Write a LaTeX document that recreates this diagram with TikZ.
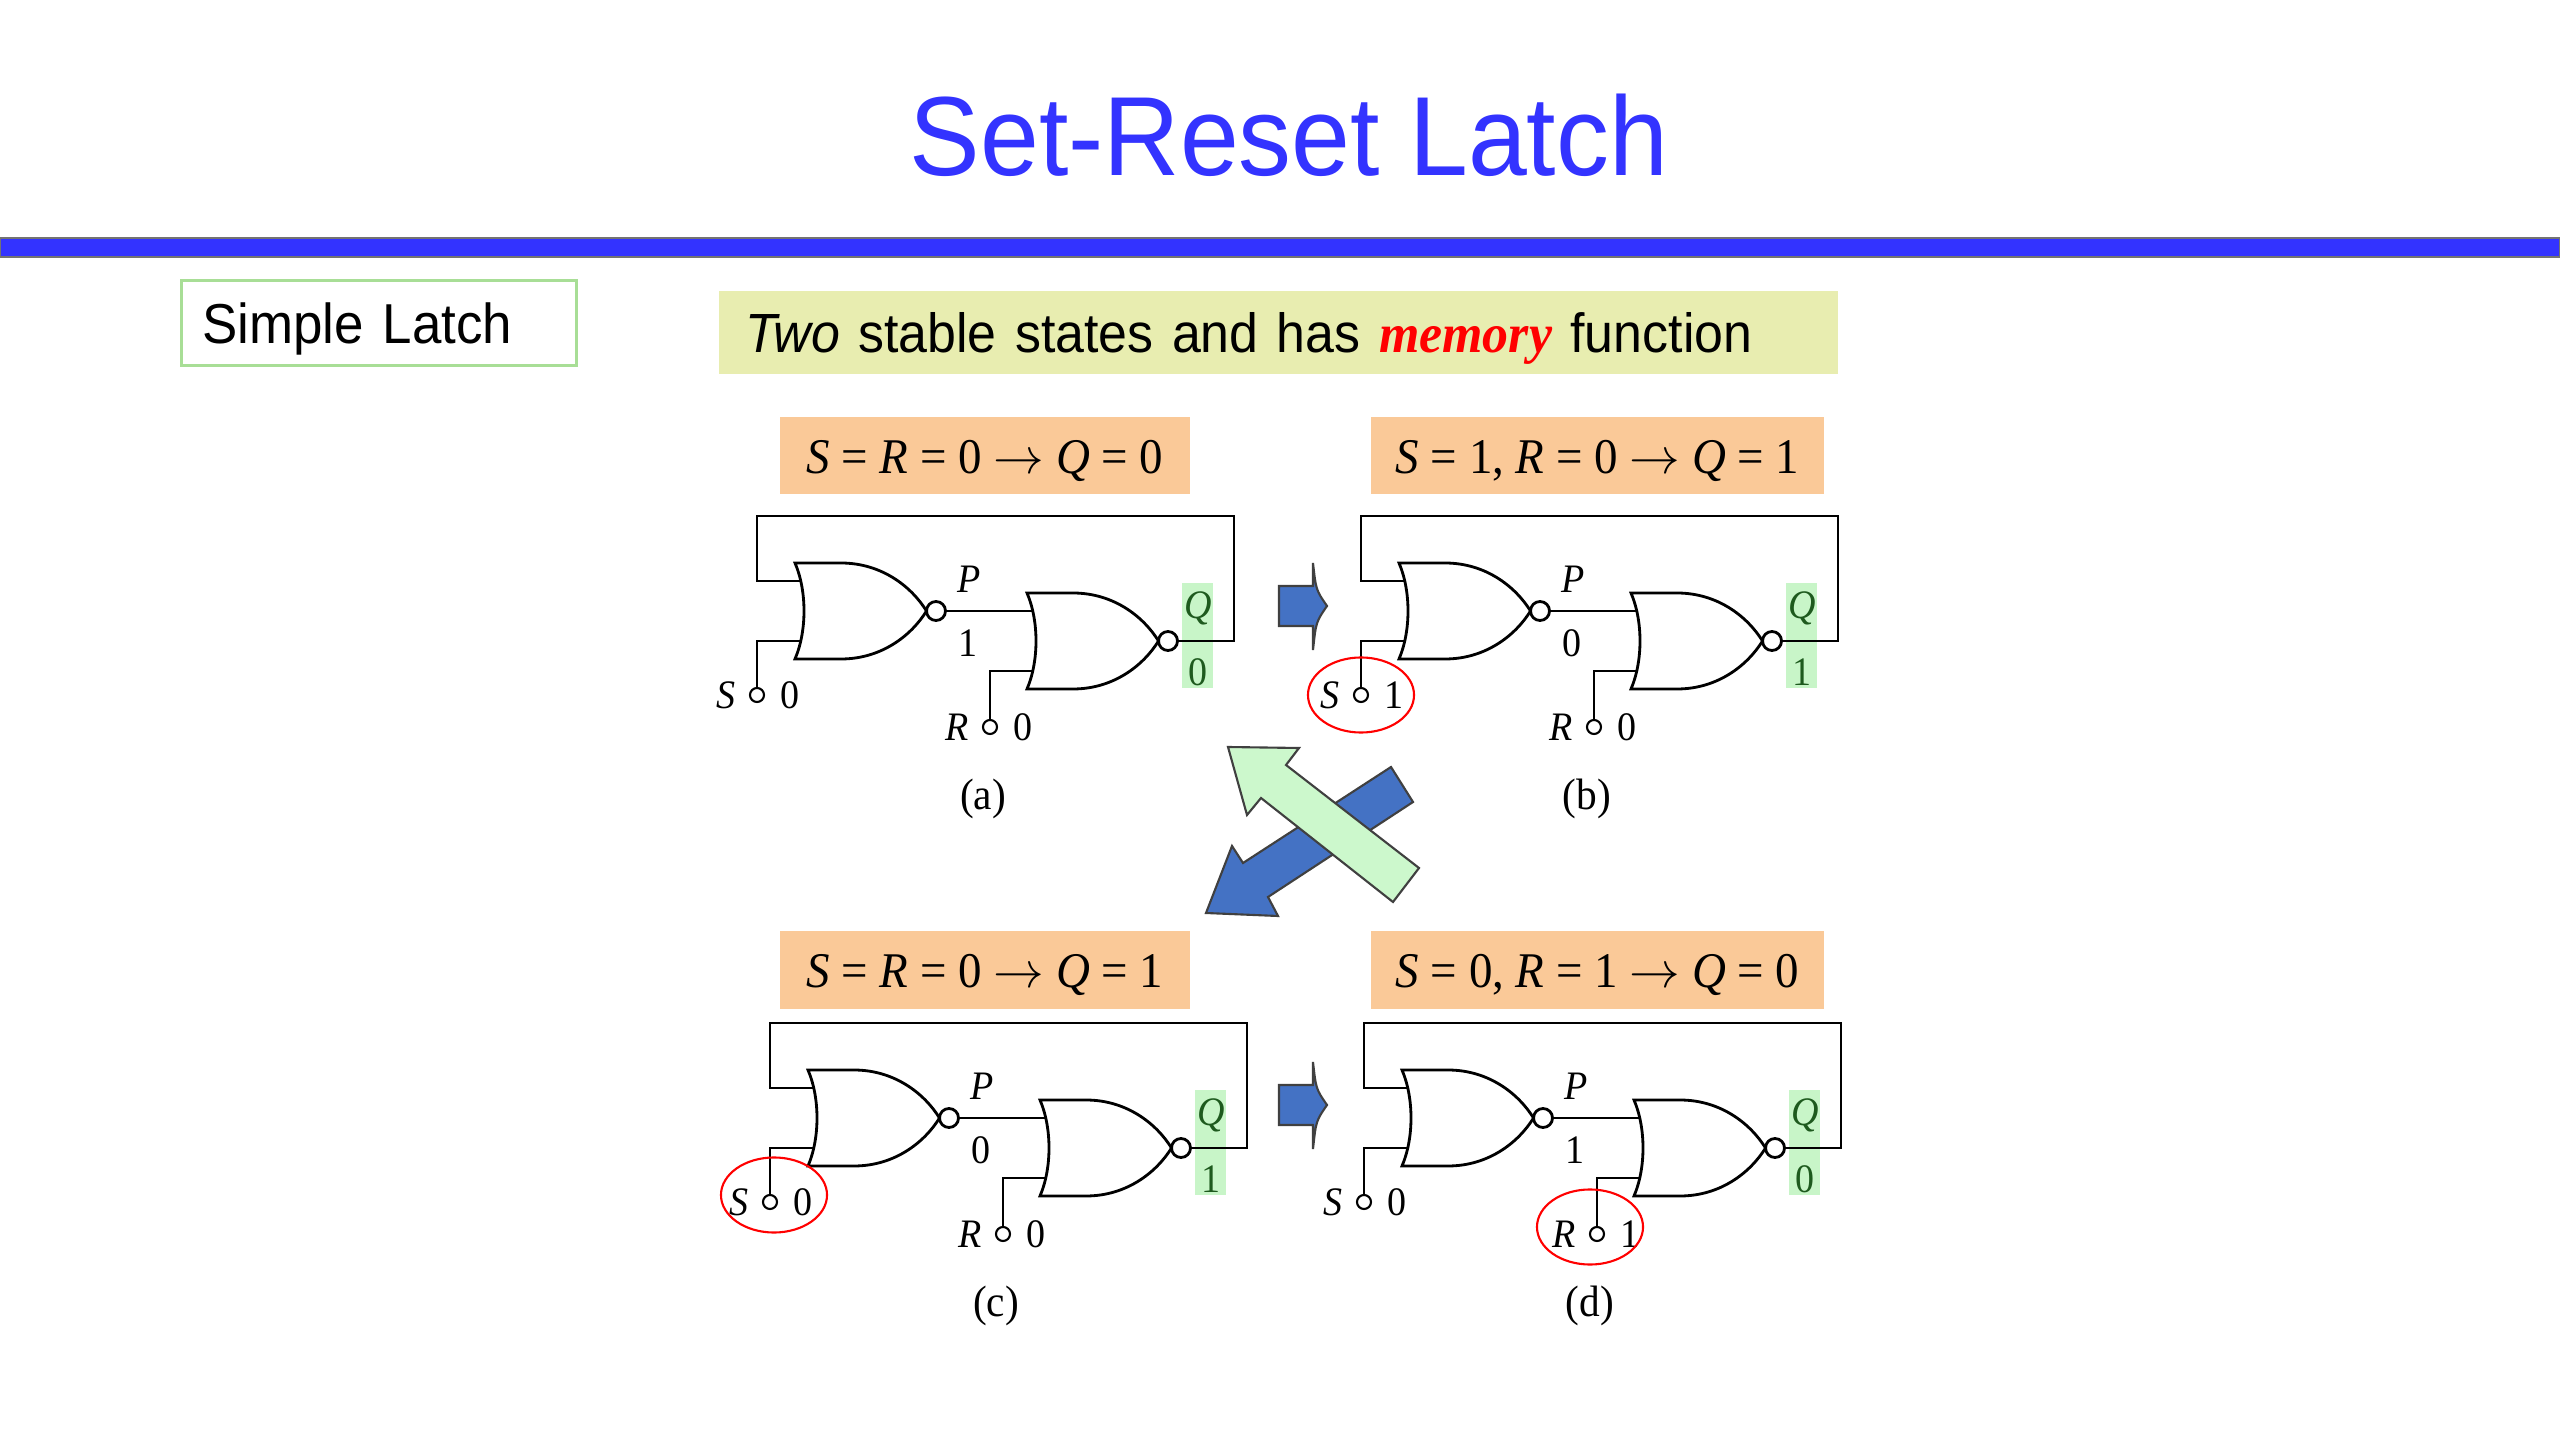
\documentclass[tikz,border=0pt]{standalone}
\usepackage{fontspec}
\setmainfont{Liberation Sans}[FakeStretch=0.94]
\newfontfamily\tmr{Liberation Serif}[FakeStretch=0.94]
\usepackage{xcolor}
\usetikzlibrary{positioning}
\usetikzlibrary{shapes.geometric}
\definecolor{titleblue}{RGB}{51,51,255}
\definecolor{boxorange}{RGB}{250,201,152}
\definecolor{boxyellow}{RGB}{232,237,176}
\definecolor{tagline}{RGB}{168,222,150}
\definecolor{qgreen}{RGB}{200,245,200}
\definecolor{qtext}{RGB}{30,90,30}
\definecolor{arrowblue}{RGB}{68,114,196}
\definecolor{arrowgreen}{RGB}{204,248,204}
\tikzset{
	norgate/.pic={
		\draw[line width=0.8pt] (-66,-48) -- (-20,-48) .. controls (20,-48) and (50,-25) .. (65.5,0) .. controls (50,25) and (20,48) .. (-20,48) -- (-66,48) .. controls (-54,20) and (-54,-20) .. (-66,-48) -- cycle;
		\draw[line width=0.8pt] (75,0) circle[radius=0.095cm];
		\coordinate (-in1) at (-60,-30);
		\coordinate (-in2) at (-60,30);
		\coordinate (-out) at (84.5,0);
	},
	terminal/.style={circle, draw, minimum size=0.14cm, inner sep=0pt, line width=0.6pt},
	wire/.style={line width=0.6pt},
	lbl/.style={font=\tmr\fontsize{11.5}{13}\selectfont, inner sep=0pt},
	caption/.style={font=\tmr\fontsize{12.5}{14}\selectfont, inner sep=0pt},
	formula/.style={fill=boxorange, minimum height=0.77cm, text height=0.35cm, text depth=0pt, font=\tmr\fontsize{14.2}{17}\selectfont},
	qmark/.style={fill=qgreen, minimum width=0.31cm, minimum height=1.05cm, inner sep=0pt},
	ring/.style={ellipse, draw=red, line width=0.6pt, minimum width=1.06cm, minimum height=0.75cm},
	bigarrow/.style={draw=black!75, line width=0.6pt}
}
\newcommand{\goes}{$\rightarrow$}
\begin{document}
\begin{tikzpicture}[x=0.01cm, y=-0.01cm]
	\useasboundingbox[fill=white] (0,0) rectangle (2560,1440);
	% heading
	\node[anchor=base, text=titleblue, font=\fontsize{32}{38}\selectfont, inner sep=0pt] (Title) at (1289,176) {Set-Reset Latch};
	\draw[fill=titleblue, draw=black!55, line width=0.5pt] (0,238) rectangle (2560,257);
	\node[draw=tagline, line width=0.8pt, anchor=north west, minimum width=3.95cm, minimum height=0.85cm, text width=3.53cm, inner xsep=0.21cm, text height=0.41cm, text depth=0pt, align=left, font=\fontsize{16}{19}\selectfont] (Tag) at (180,279) {Simple Latch};
	\node[fill=boxyellow, anchor=north west, minimum width=11.19cm, minimum height=0.83cm, text width=10.65cm, inner xsep=0.27cm, text height=0.41cm, text depth=0pt, align=left, font=\fontsize{15.7}{19}\selectfont] (Claim) at (718,290) {\textit{Two} stable states and has {\tmr\bfseries\itshape\color{red}memory} function};
	
	% state formulas
	\node[formula, minimum width=4.10cm] (Fa) at (985,455.5) {\textit{S} = \textit{R} = 0 \goes{} \textit{Q} = 0};
	\node[formula, minimum width=4.53cm] (Fb) at (1597.5,455.5) {\textit{S} = 1, \textit{R} = 0 \goes{} \textit{Q} = 1};
	\node[formula, minimum width=4.10cm] (Fc) at (985,970) {\textit{S} = \textit{R} = 0 \goes{} \textit{Q} = 1};
	\node[formula, minimum width=4.53cm] (Fd) at (1597.5,970) {\textit{S} = 0, \textit{R} = 1 \goes{} \textit{Q} = 0};
	
	% the four latches
	\foreach \n/\ox/\oy/\pv/\sv/\rv/\qv in {a/757/516/1/0/0/0, b/1361/516/0/1/0/1, c/770/1023/0/0/0/1, d/1364/1023/1/0/1/0}{
		\begin{scope}[shift={(\ox,\oy)}]
			\coordinate (L\n) at (0,0);
			\coordinate (T\n) at (477,0);
			\node[qmark] (H\n) at (440.5,119.5) {};
			\pic (A\n) at (104,95) {norgate};
			\pic (B\n) at (336,125) {norgate};
			\node[terminal] (S\n) at (0,179) {};
			\node[terminal] (R\n) at (233,211) {};
			\draw[wire] (A\n-out) -- (B\n-in1);
			\draw[wire] (B\n-out) -| (T\n) -- (L\n) |- (A\n-in1);
			\draw[wire] (S\n) |- (A\n-in2);
			\draw[wire] (R\n) |- (B\n-in2);
			\node[lbl] (P\n) at (212,63) {\textit{P}};
			\node[lbl] (Pv\n) at (211,127) {\pv};
			\node[lbl, left=0.13cm of S\n] (Sl\n) {\textit{S}};
			\node[lbl, right=0.15cm of S\n] (Sv\n) {\sv};
			\node[lbl, left=0.13cm of R\n] (Rl\n) {\textit{R}};
			\node[lbl, right=0.15cm of R\n] (Rv\n) {\rv};
			\node[lbl, text=qtext] (Q\n) at (441,92) {\textit{Q}};
			\node[lbl, text=qtext] (Qv\n) at (441,156) {\qv};
			\node[caption] (Cap\n) at (226,283) {(\n)};
		\end{scope}
	}
	
	% changed inputs
	\node[ring] (Ob) at (Sb) {};
	\node[ring] (Oc) at ([shift={(4,-7)}]Sc) {};
	\node[ring] (Od) at ([shift={(-7,-7)}]Rd) {};
	
	% transition arrows
	\foreach \ay in {606,1105}
		\draw[bigarrow, fill=arrowblue] (1279,\ay-20) -- (1313,\ay-20) -- (1313,\ay-43) .. controls (1316,\ay-16) .. (1327,\ay) .. controls (1316,\ay+16) .. (1313,\ay+44) -- (1313,\ay+20) -- (1279,\ay+20) -- cycle;
	\draw[bigarrow, fill=arrowblue] (1206,913) -- (1232,846) -- (1243,863) -- (1391,767) -- (1413,802) -- (1268,897) -- (1278,916) -- cycle;
	\draw[bigarrow, fill=arrowgreen] (1228,747) -- (1299,748) -- (1286,765) -- (1419,868) -- (1393,902) -- (1261,798) -- (1247,815) -- cycle;
\end{tikzpicture}
\end{document}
------
_Problem details_
Write out again every line above exactly as given; the pictures do not belong in the copy.

_Exercise solution_
Write a LaTeX document that recreates this diagram with TikZ.
\documentclass[tikz,border=0pt]{standalone}
\usepackage{fontspec}
\setmainfont{Liberation Sans}[FakeStretch=0.94]
\newfontfamily\tmr{Liberation Serif}[FakeStretch=0.94]
\usepackage{xcolor}
\usetikzlibrary{positioning}
\usetikzlibrary{shapes.geometric}
\definecolor{titleblue}{RGB}{51,51,255}
\definecolor{boxorange}{RGB}{250,201,152}
\definecolor{boxyellow}{RGB}{232,237,176}
\definecolor{tagline}{RGB}{168,222,150}
\definecolor{qgreen}{RGB}{200,245,200}
\definecolor{qtext}{RGB}{30,90,30}
\definecolor{arrowblue}{RGB}{68,114,196}
\definecolor{arrowgreen}{RGB}{204,248,204}
\tikzset{
	norgate/.pic={
		\draw[line width=0.8pt] (-66,-48) -- (-20,-48) .. controls (20,-48) and (50,-25) .. (65.5,0) .. controls (50,25) and (20,48) .. (-20,48) -- (-66,48) .. controls (-54,20) and (-54,-20) .. (-66,-48) -- cycle;
		\draw[line width=0.8pt] (75,0) circle[radius=0.095cm];
		\coordinate (-in1) at (-60,-30);
		\coordinate (-in2) at (-60,30);
		\coordinate (-out) at (84.5,0);
	},
	terminal/.style={circle, draw, minimum size=0.14cm, inner sep=0pt, line width=0.6pt},
	wire/.style={line width=0.6pt},
	lbl/.style={font=\tmr\fontsize{11.5}{13}\selectfont, inner sep=0pt},
	caption/.style={font=\tmr\fontsize{12.5}{14}\selectfont, inner sep=0pt},
	formula/.style={fill=boxorange, minimum height=0.77cm, text height=0.35cm, text depth=0pt, font=\tmr\fontsize{14.2}{17}\selectfont},
	qmark/.style={fill=qgreen, minimum width=0.31cm, minimum height=1.05cm, inner sep=0pt},
	ring/.style={ellipse, draw=red, line width=0.6pt, minimum width=1.06cm, minimum height=0.75cm},
	bigarrow/.style={draw=black!75, line width=0.6pt}
}
\newcommand{\goes}{$\rightarrow$}
\begin{document}
\begin{tikzpicture}[x=0.01cm, y=-0.01cm]
	\useasboundingbox[fill=white] (0,0) rectangle (2560,1440);
	% heading
	\node[anchor=base, text=titleblue, font=\fontsize{32}{38}\selectfont, inner sep=0pt] (Title) at (1289,176) {Set-Reset Latch};
	\draw[fill=titleblue, draw=black!55, line width=0.5pt] (0,238) rectangle (2560,257);
	\node[draw=tagline, line width=0.8pt, anchor=north west, minimum width=3.95cm, minimum height=0.85cm, text width=3.53cm, inner xsep=0.21cm, text height=0.41cm, text depth=0pt, align=left, font=\fontsize{16}{19}\selectfont] (Tag) at (180,279) {Simple Latch};
	\node[fill=boxyellow, anchor=north west, minimum width=11.19cm, minimum height=0.83cm, text width=10.65cm, inner xsep=0.27cm, text height=0.41cm, text depth=0pt, align=left, font=\fontsize{15.7}{19}\selectfont] (Claim) at (718,290) {\textit{Two} stable states and has {\tmr\bfseries\itshape\color{red}memory} function};
	
	% state formulas
	\node[formula, minimum width=4.10cm] (Fa) at (985,455.5) {\textit{S} = \textit{R} = 0 \goes{} \textit{Q} = 0};
	\node[formula, minimum width=4.53cm] (Fb) at (1597.5,455.5) {\textit{S} = 1, \textit{R} = 0 \goes{} \textit{Q} = 1};
	\node[formula, minimum width=4.10cm] (Fc) at (985,970) {\textit{S} = \textit{R} = 0 \goes{} \textit{Q} = 1};
	\node[formula, minimum width=4.53cm] (Fd) at (1597.5,970) {\textit{S} = 0, \textit{R} = 1 \goes{} \textit{Q} = 0};
	
	% the four latches
	\foreach \n/\ox/\oy/\pv/\sv/\rv/\qv in {a/757/516/1/0/0/0, b/1361/516/0/1/0/1, c/770/1023/0/0/0/1, d/1364/1023/1/0/1/0}{
		\begin{scope}[shift={(\ox,\oy)}]
			\coordinate (L\n) at (0,0);
			\coordinate (T\n) at (477,0);
			\node[qmark] (H\n) at (440.5,119.5) {};
			\pic (A\n) at (104,95) {norgate};
			\pic (B\n) at (336,125) {norgate};
			\node[terminal] (S\n) at (0,179) {};
			\node[terminal] (R\n) at (233,211) {};
			\draw[wire] (A\n-out) -- (B\n-in1);
			\draw[wire] (B\n-out) -| (T\n) -- (L\n) |- (A\n-in1);
			\draw[wire] (S\n) |- (A\n-in2);
			\draw[wire] (R\n) |- (B\n-in2);
			\node[lbl] (P\n) at (212,63) {\textit{P}};
			\node[lbl] (Pv\n) at (211,127) {\pv};
			\node[lbl, left=0.13cm of S\n] (Sl\n) {\textit{S}};
			\node[lbl, right=0.15cm of S\n] (Sv\n) {\sv};
			\node[lbl, left=0.13cm of R\n] (Rl\n) {\textit{R}};
			\node[lbl, right=0.15cm of R\n] (Rv\n) {\rv};
			\node[lbl, text=qtext] (Q\n) at (441,92) {\textit{Q}};
			\node[lbl, text=qtext] (Qv\n) at (441,156) {\qv};
			\node[caption] (Cap\n) at (226,283) {(\n)};
		\end{scope}
	}
	
	% changed inputs
	\node[ring] (Ob) at (Sb) {};
	\node[ring] (Oc) at ([shift={(4,-7)}]Sc) {};
	\node[ring] (Od) at ([shift={(-7,-7)}]Rd) {};
	
	% transition arrows
	\foreach \ay in {606,1105}
		\draw[bigarrow, fill=arrowblue] (1279,\ay-20) -- (1313,\ay-20) -- (1313,\ay-43) .. controls (1316,\ay-16) .. (1327,\ay) .. controls (1316,\ay+16) .. (1313,\ay+44) -- (1313,\ay+20) -- (1279,\ay+20) -- cycle;
	\draw[bigarrow, fill=arrowblue] (1206,913) -- (1232,846) -- (1243,863) -- (1391,767) -- (1413,802) -- (1268,897) -- (1278,916) -- cycle;
	\draw[bigarrow, fill=arrowgreen] (1228,747) -- (1299,748) -- (1286,765) -- (1419,868) -- (1393,902) -- (1261,798) -- (1247,815) -- cycle;
\end{tikzpicture}
\end{document}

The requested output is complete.